I CAN DO THIS IN MY SLEEP?

I’ve decided that maybe I’m doing this whole lawyer thing wrong. I really need to get more sleep. I’m not talking about at home, I’m talking about in the courtroom.

My new inspiration is a defense lawyer in Texas by the name of Joe Cannon. Seems that ol’ Joe was appointed to represent this guy named Calvin Burdine. Burdine was accused of stabbing his gay lover to death. The state was seeking the death penalty.

Now, most of us would be a little nervous with the knowledge that one screw-up might just result in a miscarriage of justice that would lead to the death of a man for a crime he didn’t commit. Not Joe. With the kind of sang-froid, not to mention savoir-faire, that must have been the envy of the Texas Bar, Cannon was actually observed napping during the trial by three jurors and the court reporter, who noted that he slept for as much as ten minutes at a time while his client was on trial for his life. It probably came as no great surprise, therefore, that Burdine was convicted and sentenced to death. On appeal, Burdine’s appellate lawyers argued that the Sixth Amendment guarantee of effective counsel for one’s defense should mean, at a minimum, that said counsel is actually awake.

Not so fast, said a three-judge panel of the Fifth Circuit Court of Appeals. It may be that Cannon was asleep, but that doesn’t mean that he was ineffective. After all, the Justices argued, you haven’t actually shown when he was sleeping. "On this record," wrote Circuit Judge Rhesa Hawkins Barksdale, "we cannot determine whether Cannon slept during a ‘critical stage’ of Burdine's trial." After all, Barksdale reasoned, "it is impossible to determine whether, for example, counsel slept during the presentation of crucial, inculpatory evidence, or during the introduction of unobjectionable, uncontested evidence." In other words, the Court decided that, for all we know, Cannon was sleeping through the unimportant, boring stuff. In order to overturn the conviction, the Court wanted to be convinced that Sleepy Joe was crashed out during the really important parts.

We may never know, of course. We can’t ask Cannon, because he’s reportedly passed away. (One wonders how they could tell). But can you see this principle applied to other walks of life? "Well, yeah, officer, I was asleep at the wheel, and yeah, the plane did crash into a schoolyard full of kids, but you can’t prove that the two had anything to do with one another."

Let me submit this proposition to you: any time a judge or jury can look over in a capital trial and see that the defense lawyer is snoozing, that automatically becomes a "critical stage" of the trial. It's the point at which the judge or jury gets the inescapable message that this is not somebody his own lawyer cares about, so why should we?
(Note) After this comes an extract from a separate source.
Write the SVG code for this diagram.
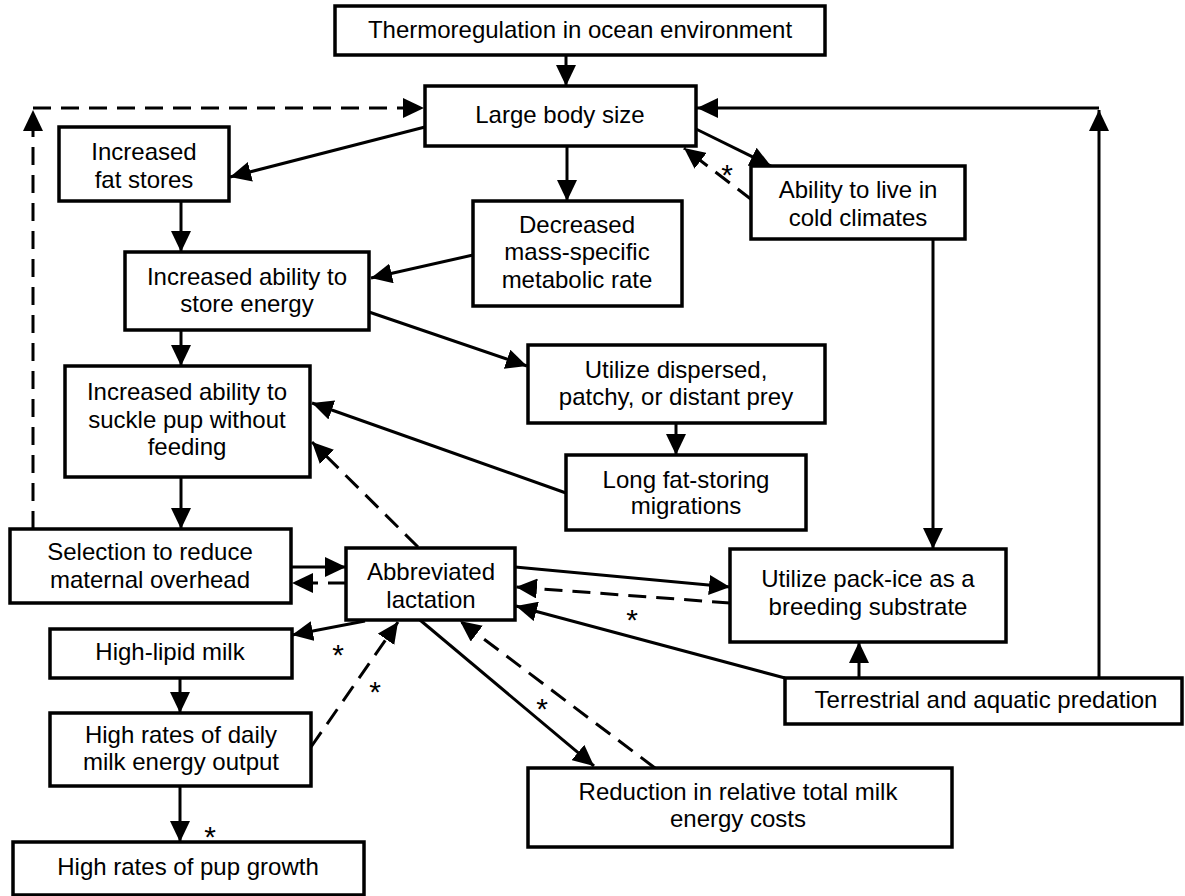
<svg xmlns="http://www.w3.org/2000/svg" width="1185" height="896" viewBox="0 0 1185 896">
<defs>
<style>
.node rect{fill:#fff;stroke:#000;stroke-width:3.5}
.node text,.ast{font-family:"Liberation Sans",Arial,Helvetica,sans-serif;font-size:24px;text-anchor:middle;fill:#000}
.ast{font-size:30px}
.ln{stroke:#000;stroke-width:3;fill:none;marker-end:url(#arr)}
.dash{stroke-dasharray:18 10}
</style>
<marker id="arr" viewBox="0 0 21 20" markerWidth="21" markerHeight="20" refX="21" refY="10" orient="auto" markerUnits="userSpaceOnUse">
<path d="M0,0 L21,10 L0,20 z" fill="#000"/>
</marker>
</defs>
<rect width="1185" height="896" fill="#fff"/>
<g id="connectors">
<path class="ln" d="M566,55 L566,86"/>
<path class="ln" d="M425,127 L230,177"/>
<path class="ln" d="M567,146 L567,201"/>
<path class="ln" d="M696,129 L771,166"/>
<path class="ln dash" d="M752,200 L684,148"/>
<path class="ln" d="M181,201 L181,252"/>
<path class="ln" d="M473,255 L371,278"/>
<path class="ln" d="M369,312 L527,366"/>
<path class="ln" d="M181,330 L181,366"/>
<path class="ln" d="M676,423 L676,455"/>
<path class="ln" d="M566,493 L312,403"/>
<path class="ln" d="M933,239 L933,549"/>
<path class="ln" d="M181,477 L181,529"/>
<path class="ln dash" d="M418,547 L312,442"/>
<path class="ln" d="M291,567 L346,567"/>
<path class="ln dash" d="M346,583 L292,583"/>
<path class="ln" d="M515,567 L730,587"/>
<path class="ln dash" d="M730,603 L516,587"/>
<path class="ln" d="M785,678 L516,606"/>
<path class="ln" d="M859,678 L859,642"/>
<path class="ln" d="M1099,678 L1099,110"/>
<path class="ln" d="M1099,108 L697,108"/>
<path class="ln dash" d="M33,529 L33,110"/>
<path class="ln dash" d="M33,108 L424,108"/>
<path class="ln" d="M365,621 L292,635"/>
<path class="ln" d="M180,678 L180,713"/>
<path class="ln dash" d="M311,747 L398,622"/>
<path class="ln" d="M180,786 L180,842"/>
<path class="ln" d="M420,620 L594,766"/>
<path class="ln dash" d="M655,768 L460,621"/>
<text class="ast" x="727" y="185">*</text>
<text class="ast" x="632" y="630">*</text>
<text class="ast" x="338" y="665">*</text>
<text class="ast" x="375" y="702">*</text>
<text class="ast" x="542" y="719">*</text>
<text class="ast" x="210" y="847">*</text>
</g>
<g id="thermo" class="node"><rect x="335" y="6" width="490" height="49"/><text x="580" y="38">Thermoregulation in ocean environment</text></g>
<g id="large" class="node"><rect x="425" y="86" width="271" height="60"/><text x="560" y="123">Large body size</text></g>
<g id="fat" class="node"><rect x="59" y="127" width="170" height="74"/><text x="144" y="160">Increased</text><text x="144" y="188">fat stores</text></g>
<g id="decreased" class="node"><rect x="473" y="201" width="209" height="105"/><text x="577" y="233">Decreased</text><text x="577" y="260">mass-specific</text><text x="577" y="288">metabolic rate</text></g>
<g id="ability" class="node"><rect x="751" y="166" width="214" height="73"/><text x="858" y="198">Ability to live in</text><text x="858" y="226">cold climates</text></g>
<g id="store" class="node"><rect x="125" y="252" width="244" height="78"/><text x="247" y="285">Increased ability to</text><text x="247" y="312">store energy</text></g>
<g id="dispersed" class="node"><rect x="528" y="345" width="297" height="78"/><text x="676" y="378">Utilize dispersed,</text><text x="676" y="405">patchy, or distant prey</text></g>
<g id="suckle" class="node"><rect x="65" y="366" width="245" height="111"/><text x="187" y="400">Increased ability to</text><text x="187" y="428">suckle pup without</text><text x="187" y="455">feeding</text></g>
<g id="long" class="node"><rect x="566" y="455" width="240" height="75"/><text x="686" y="488">Long fat-storing</text><text x="686" y="514">migrations</text></g>
<g id="selection" class="node"><rect x="10" y="529" width="281" height="74"/><text x="150" y="560">Selection to reduce</text><text x="150" y="588">maternal overhead</text></g>
<g id="abbrev" class="node"><rect x="346" y="548" width="169" height="72"/><text x="431" y="580">Abbreviated</text><text x="431" y="608">lactation</text></g>
<g id="packice" class="node"><rect x="730" y="549" width="276" height="93"/><text x="868" y="587">Utilize pack-ice as a</text><text x="868" y="615">breeding substrate</text></g>
<g id="predation" class="node"><rect x="785" y="678" width="397" height="46"/><text x="986" y="708">Terrestrial and aquatic predation</text></g>
<g id="lipid" class="node"><rect x="50" y="629" width="242" height="49"/><text x="170" y="660">High-lipid milk</text></g>
<g id="daily" class="node"><rect x="50" y="713" width="261" height="73"/><text x="181" y="743">High rates of daily</text><text x="181" y="770">milk energy output</text></g>
<g id="pup" class="node"><rect x="13" y="842" width="351" height="53"/><text x="188" y="875">High rates of pup growth</text></g>
<g id="reduction" class="node"><rect x="528" y="768" width="424" height="79"/><text x="738" y="800">Reduction in relative total milk</text><text x="738" y="827">energy costs</text></g>
</svg>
Actually, if you read further into the opinion, it appears that Judge Barksdale (and, one supposes, the other members of the panel who voted with her) don’t really believe that Cannon was actually sleeping. After all, they reasoned, the counsel who handled Burdines’ first set of appeals didn’t raise the issue. Of course, the fact that that counsel was Sleepy Joe his ownself might have had something to do with that. But, Judge Barksdale rejoins, Burdine could have asked someone else to handle the appeal.

Of course Burdine should have found himself another lawyer for the appeal. After all, there are so many lawyers in Texas just falling all over themselves to represent convicted murderers, especially gay ones.

"We are bound by the State court’s findings that Cannon slept during trial," Judge Barksdale observes, but she’s obviously not happy about it. The court chose to skirt around the fact that the quality of counsel appointed in death penalty cases ranges from the brilliant and dedicated to the bumbling and, occasionally, the comatose. Confronted with a set of facts that they didn’t like, the Fifth Circuit chose not to let those facts get in the way. They shuffled the facts aside to uphold a death sentence they apparently wanted badly to uphold, whatever the facts. There’s a word for this: judicial activism. I thought conservatives were against that?

This isn’t a miscarriage of justice, it’s an abortion. There is still a chance, however, that it might be corrected. A full 15-member panel of the Fifth Circuit Court of Appeals heard arguments on the case last Monday. Let’s hope they, at least, are awake enough to decide that minimal competence in a death penalty case requires, at the very least, consciousness.

Dusty Rhoades lives in Carthage, practices law in Aberdeen, and, if you see him nodding off, is only resting his eyes. Really.